*What is needed:*
Word for word, set down the records and skip each picture.

*Input data:*
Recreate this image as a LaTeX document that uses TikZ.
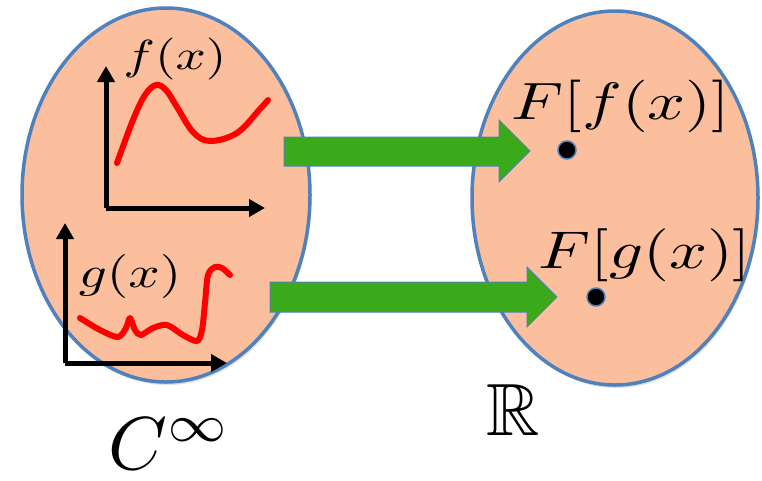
\documentclass[tikz,border=0pt]{standalone}
\usepackage{amssymb}
\usepackage{graphicx}
\usetikzlibrary{shapes.geometric,arrows.meta,shadows}
\definecolor{peach}{HTML}{FBBF9D}
\definecolor{setblue}{HTML}{4F81BD}
\definecolor{arrgreen}{HTML}{3AAA1A}
\tikzset{
  setell/.style={ellipse, draw=setblue, line width=3.5pt, fill=peach, inner sep=0pt,
    drop shadow={opacity=0.25, shadow xshift=1.5pt, shadow yshift=-3pt}},
  axis/.style={line width=5pt, -{Triangle[width=17pt,length=16pt]}},
  curve/.style={red, line width=6pt, line cap=round, line join=round},
  blockarr/.style={fill=arrgreen, draw=setblue, line width=1pt, line join=miter},
  pt/.style={circle, fill=black, draw=setblue, line width=1.5pt, minimum size=18pt, inner sep=0pt},
  lbl/.style={inner sep=0pt}
}
\begin{document}
\begin{tikzpicture}[x=1pt,y=-1pt]
\useasboundingbox (0,0) rectangle (762,480);
% sets
\node[setell, minimum width=288pt, minimum height=374pt] (Cset) at (166,195) {};
\node[setell, minimum width=286pt, minimum height=374pt] (Rset) at (615,198) {};
% f axes
\coordinate (fo) at (106,208);
\coordinate (fy) at (106,66);
\coordinate (fx) at (265,208);
\draw[axis] (fo) -- (fy);
\draw[axis] (fo) -- (fx);
% g axes
\coordinate (go) at (65,363);
\coordinate (gy) at (65,223);
\coordinate (gx) at (227,363);
\draw[axis] (go) -- (gy);
\draw[axis] (go) -- (gx);
% f curve
\draw[curve] plot[smooth, tension=0.6] coordinates {(117,163) (133,120) (145,95) (156,85) (166,90) (177,107) (193,132) (210,141) (237,133) (260,109) (268,100)};
% g curve
\draw[curve] plot[smooth, tension=0.5] coordinates {(80,318) (100,330) (118,337) (126,328) (130,318) (135,330) (141,335) (153,328) (167,325) (183,335) (197,341) (202,330) (205,303) (208,275) (215,267) (222,268) (230,275)};
% labels
\node[lbl] (flab) at (175,59) {\scalebox{5.3}[4.2]{$f(x)$}};
\node[lbl] (glab) at (130,276) {\scalebox{5.5}[4.4]{$g(x)$}};
\node[lbl] (Fflab) at (621,106) {\scalebox{6.65}[5.25]{$F[f(x)]$}};
\node[lbl] (Fglab) at (645,255) {\scalebox{6.65}[5.3]{$F[g(x)]$}};
\node[lbl, anchor=base west] (Cinf) at (108,469) {\scalebox{7.5}{$C^\infty$}};
\node[lbl, anchor=base west] (Rlab) at (486,435) {\scalebox{7.4}{$\mathbb{R}$}};
% points
\node[pt] (Ff) at (567,150) {};
\node[pt] (Fg) at (596,297) {};
% block arrows
\draw[blockarr] (284,137) -- (499,137) -- (499,120) -- (530,151) -- (499,182) -- (499,166) -- (284,166) -- cycle;
\draw[blockarr] (270,282) -- (527,282) -- (527,267) -- (557,297) -- (527,327) -- (527,312) -- (270,312) -- cycle;
\end{tikzpicture}
\end{document}
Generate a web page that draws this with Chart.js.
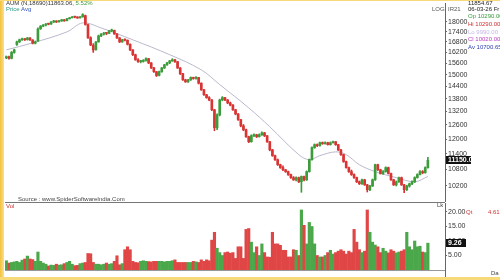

*Completed task:*
Recreate this image as a LaTeX document that uses TikZ.
\documentclass[tikz,border=0pt]{standalone}
\usepackage{amssymb}
\usepackage{graphicx}
\usetikzlibrary{shapes.geometric,arrows.meta,shadows}
\definecolor{peach}{HTML}{FBBF9D}
\definecolor{setblue}{HTML}{4F81BD}
\definecolor{arrgreen}{HTML}{3AAA1A}
\tikzset{
  setell/.style={ellipse, draw=setblue, line width=3.5pt, fill=peach, inner sep=0pt,
    drop shadow={opacity=0.25, shadow xshift=1.5pt, shadow yshift=-3pt}},
  axis/.style={line width=5pt, -{Triangle[width=17pt,length=16pt]}},
  curve/.style={red, line width=6pt, line cap=round, line join=round},
  blockarr/.style={fill=arrgreen, draw=setblue, line width=1pt, line join=miter},
  pt/.style={circle, fill=black, draw=setblue, line width=1.5pt, minimum size=18pt, inner sep=0pt},
  lbl/.style={inner sep=0pt}
}
\begin{document}
\begin{tikzpicture}[x=1pt,y=-1pt]
\useasboundingbox (0,0) rectangle (762,480);
% sets
\node[setell, minimum width=288pt, minimum height=374pt] (Cset) at (166,195) {};
\node[setell, minimum width=286pt, minimum height=374pt] (Rset) at (615,198) {};
% f axes
\coordinate (fo) at (106,208);
\coordinate (fy) at (106,66);
\coordinate (fx) at (265,208);
\draw[axis] (fo) -- (fy);
\draw[axis] (fo) -- (fx);
% g axes
\coordinate (go) at (65,363);
\coordinate (gy) at (65,223);
\coordinate (gx) at (227,363);
\draw[axis] (go) -- (gy);
\draw[axis] (go) -- (gx);
% f curve
\draw[curve] plot[smooth, tension=0.6] coordinates {(117,163) (133,120) (145,95) (156,85) (166,90) (177,107) (193,132) (210,141) (237,133) (260,109) (268,100)};
% g curve
\draw[curve] plot[smooth, tension=0.5] coordinates {(80,318) (100,330) (118,337) (126,328) (130,318) (135,330) (141,335) (153,328) (167,325) (183,335) (197,341) (202,330) (205,303) (208,275) (215,267) (222,268) (230,275)};
% labels
\node[lbl] (flab) at (175,59) {\scalebox{5.3}[4.2]{$f(x)$}};
\node[lbl] (glab) at (130,276) {\scalebox{5.5}[4.4]{$g(x)$}};
\node[lbl] (Fflab) at (621,106) {\scalebox{6.65}[5.25]{$F[f(x)]$}};
\node[lbl] (Fglab) at (645,255) {\scalebox{6.65}[5.3]{$F[g(x)]$}};
\node[lbl, anchor=base west] (Cinf) at (108,469) {\scalebox{7.5}{$C^\infty$}};
\node[lbl, anchor=base west] (Rlab) at (486,435) {\scalebox{7.4}{$\mathbb{R}$}};
% points
\node[pt] (Ff) at (567,150) {};
\node[pt] (Fg) at (596,297) {};
% block arrows
\draw[blockarr] (284,137) -- (499,137) -- (499,120) -- (530,151) -- (499,182) -- (499,166) -- (284,166) -- cycle;
\draw[blockarr] (270,282) -- (527,282) -- (527,267) -- (557,297) -- (527,327) -- (527,312) -- (270,312) -- cycle;
\end{tikzpicture}
\end{document}
Generate a web page that draws this with Chart.js.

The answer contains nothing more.